Dodgey is a bit nervous about The Godfather's lack of respect for the gods, but sticks with him anyway. He hires a brothel supervisor with bad attitude called Gaia to work for them, thus putting one of this season's least satisfying storylines in motion. He also hires another old comrade from the Thirteenth called Mascius.
Servilia and Cicero are celebrating Antony's problems and Cicero dismisses Octavian, but Servilia points out Caesar chose him, and they probably shouldn't ignore him. Cicero persuades her that Brutus shouldn't come home yet, which upsets her.
Octavian leaves to stay with his friend Agrippa in Campania and prepare for his political career and we see him ride away, covered in bruises from Antony beating him. The camera pulls away to reveal, in a cartload of slaves on the same road, Niobe's sister and all The Godfather's children, still very much alive but thoroughly miserable. End of episode.
This is the last we see of Max Pirkis as Octavian, which is a great shame.
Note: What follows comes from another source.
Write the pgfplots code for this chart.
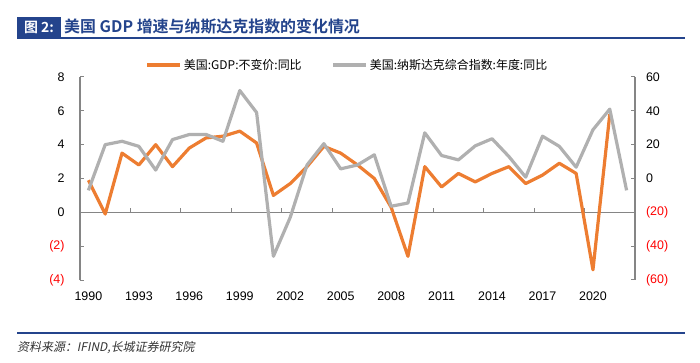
\documentclass[border=0pt]{standalone}
\usepackage{fontspec}
\usepackage{pgfplots}
\pgfplotsset{compat=1.18}
\setmainfont{Liberation Sans}
\newfontfamily\cjk{Noto Sans CJK SC}
\newfontfamily\cjkb{Noto Sans CJK SC Bold}
\newfontfamily\cjkit[FakeSlant=0.2]{Noto Sans CJK SC}
\definecolor{gdporange}{HTML}{ED7D31}
\definecolor{ndqgrey}{HTML}{B0B0B0}
\definecolor{titleblue}{RGB}{36,68,140}
\definecolor{axisgrey}{HTML}{858585}
\begin{document}
\begin{tikzpicture}
\useasboundingbox (0bp,0bp) rectangle (700bp,363bp);
% title
\fill[titleblue] (17bp,326bp) rectangle (61bp,346bp);
\node[anchor=center,text=white,font=\cjkb\fontsize{14}{16}\selectfont] at (39bp,336bp) {图 2:};
\node[anchor=west,text=titleblue,font=\cjkb\fontsize{16}{18}\selectfont,inner sep=0pt] at (64bp,336bp) {美国 GDP 增速与纳斯达克指数的变化情况};
\draw[titleblue,line width=1.5bp] (17bp,325bp) -- (685bp,325bp);
\draw[titleblue,line width=1.5bp] (17bp,30bp) -- (685bp,30bp);
\node[anchor=west,inner sep=0pt,text=black!80,font=\cjkit\fontsize{12}{14}\selectfont] at (17bp,15bp) {资料来源：IFIND,长城证券研究院};

\begin{axis}[
  at={(80bp,83bp)}, anchor=south west,
  width=555bp, height=203bp, scale only axis,
  xmin=1989.5, xmax=2022.5, ymin=-4, ymax=8,
  axis y line*=left, axis x line*=bottom,
  x axis line style={draw=none},
  y axis line style={axisgrey,line width=1.1bp},
  xtick={1990,1993,1996,1999,2002,2005,2008,2011,2014,2017,2020},
  xticklabels={1990,1993,1996,1999,2002,2005,2008,2011,2014,2017,2020},
  x tick style={draw=none},
  ytick={-4,-2,0,2,4,6,8},
  yticklabels={\textcolor{red}{(4)},\textcolor{red}{(2)},0,2,4,6,8},
  y tick style={axisgrey,line width=1bp},
  tick align=inside, major tick length=4bp,
  tick label style={font=\fontsize{12.5}{14}\selectfont},
  yticklabel style={xshift=-12bp},
  xticklabel style={yshift=-8bp},
  clip=false,
]
\draw[axisgrey,line width=1.1bp] (axis cs:1989.5,0) -- (axis cs:2022.5,0);
\draw[axisgrey,line width=1bp] (axis cs:1992.5,0) -- (axis cs:1992.5,0.24);
\draw[axisgrey,line width=1bp] (axis cs:1995.5,0) -- (axis cs:1995.5,0.24);
\draw[axisgrey,line width=1bp] (axis cs:1998.5,0) -- (axis cs:1998.5,0.24);
\draw[axisgrey,line width=1bp] (axis cs:2001.5,0) -- (axis cs:2001.5,0.24);
\draw[axisgrey,line width=1bp] (axis cs:2004.5,0) -- (axis cs:2004.5,0.24);
\draw[axisgrey,line width=1bp] (axis cs:2007.5,0) -- (axis cs:2007.5,0.24);
\draw[axisgrey,line width=1bp] (axis cs:2010.5,0) -- (axis cs:2010.5,0.24);
\draw[axisgrey,line width=1bp] (axis cs:2013.5,0) -- (axis cs:2013.5,0.24);
\draw[axisgrey,line width=1bp] (axis cs:2016.5,0) -- (axis cs:2016.5,0.24);
\draw[axisgrey,line width=1bp] (axis cs:2019.5,0) -- (axis cs:2019.5,0.24);
\addplot[gdporange,line width=3.2bp,line join=round,no marks] coordinates {
(1990,1.9) (1991,-0.1) (1992,3.5) (1993,2.8) (1994,4.0) (1995,2.7)
(1996,3.8) (1997,4.4) (1998,4.5) (1999,4.8) (2000,4.1) (2001,1.0)
(2002,1.7) (2003,2.7) (2004,3.9) (2005,3.5) (2006,2.8) (2007,2.0)
(2008,0.3) (2009,-2.6) (2010,2.7) (2011,1.5) (2012,2.3) (2013,1.8)
(2014,2.3) (2015,2.7) (2016,1.7) (2017,2.2) (2018,2.9) (2019,2.3)
(2020,-3.4) (2021,5.8)
};
\end{axis}

\begin{axis}[
  at={(80bp,83bp)}, anchor=south west,
  width=555bp, height=203bp, scale only axis,
  xmin=1989.5, xmax=2022.5, ymin=-60, ymax=60,
  axis y line*=right, axis x line=none,
  y axis line style={axisgrey,line width=1.1bp},
  ytick={-60,-40,-20,0,20,40,60},
  yticklabels={\textcolor{red}{(60)},\textcolor{red}{(40)},\textcolor{red}{(20)},0,20,40,60},
  y tick style={axisgrey,line width=1bp},
  tick align=inside, major tick length=4bp,
  tick label style={font=\fontsize{12.5}{14}\selectfont},
  yticklabel style={xshift=7.5bp},
  clip=false,
  legend style={at={(0.482,1.059)},anchor=center,draw=none,fill=none,
    font=\cjk\fontsize{12}{14}\selectfont,legend columns=2,
    /tikz/every even column/.append style={column sep=28bp}},
  legend image code/.code={\draw[#1] (0bp,0bp) -- (33bp,0bp);},
]
\addlegendimage{gdporange,line width=3.2bp}
\addlegendentry{美国:GDP:不变价:同比}
\addplot[ndqgrey,line width=3.2bp,line join=round,no marks] coordinates {
(1990,-7) (1991,20) (1992,22) (1993,19) (1994,5) (1995,23)
(1996,26) (1997,26) (1998,22) (1999,52) (2000,39) (2001,-46)
(2002,-23) (2003,8) (2004,20.6) (2005,5.7) (2006,8) (2007,14)
(2008,-16.4) (2009,-14.5) (2010,27) (2011,13.6) (2012,11) (2013,19.3)
(2014,23.5) (2015,13) (2016,0.8) (2017,25) (2018,19) (2019,6.7)
(2020,28.8) (2021,41) (2022,-7)
};
\addlegendentry{美国:纳斯达克综合指数:年度:同比}
\end{axis}
\end{tikzpicture}
\end{document}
Since Pirkis was still in his mid-teens at the time of filming and Octavian needed to age from nineteen (his age at Caesar's death) to, as it turned out, 33, over the course of season 2, the change is understandable, but it's still annoying, as Pirkis had done such a good job with the character. His portrayal of Octavian as a slightly weedy but hyper-intelligent and thoroughly ruthless young man is spot on and the audience can both understand why everyone underestimates him, and see how very wrong they are to do so. Simon Woods, who plays the older Octavian, takes his cue from Pirkis' performance and maintains his character interpretation pretty well, but for me, the character belongs to Pirkis.
Essentially, this episode is composed of set-up for season 2, following on from episode 1, which dealt with the fall-out from season 1. Antony and Cleopatra, Octavian's ambition, The Godfather becoming The Godfather and Dodgey's relationships with Eirene and Gaia are all moving into new stages. As such, there's not so much to say about this episode itself - it does its job nicely, but everything in it has to be understood as part of what is to come in later episodes. One thing I do like very much about season 2, though, is that I think we get slightly more of the actual history; or at least of historical characters, if not history itself, which takes a beating from several directions and for several different reasons as the series goes on.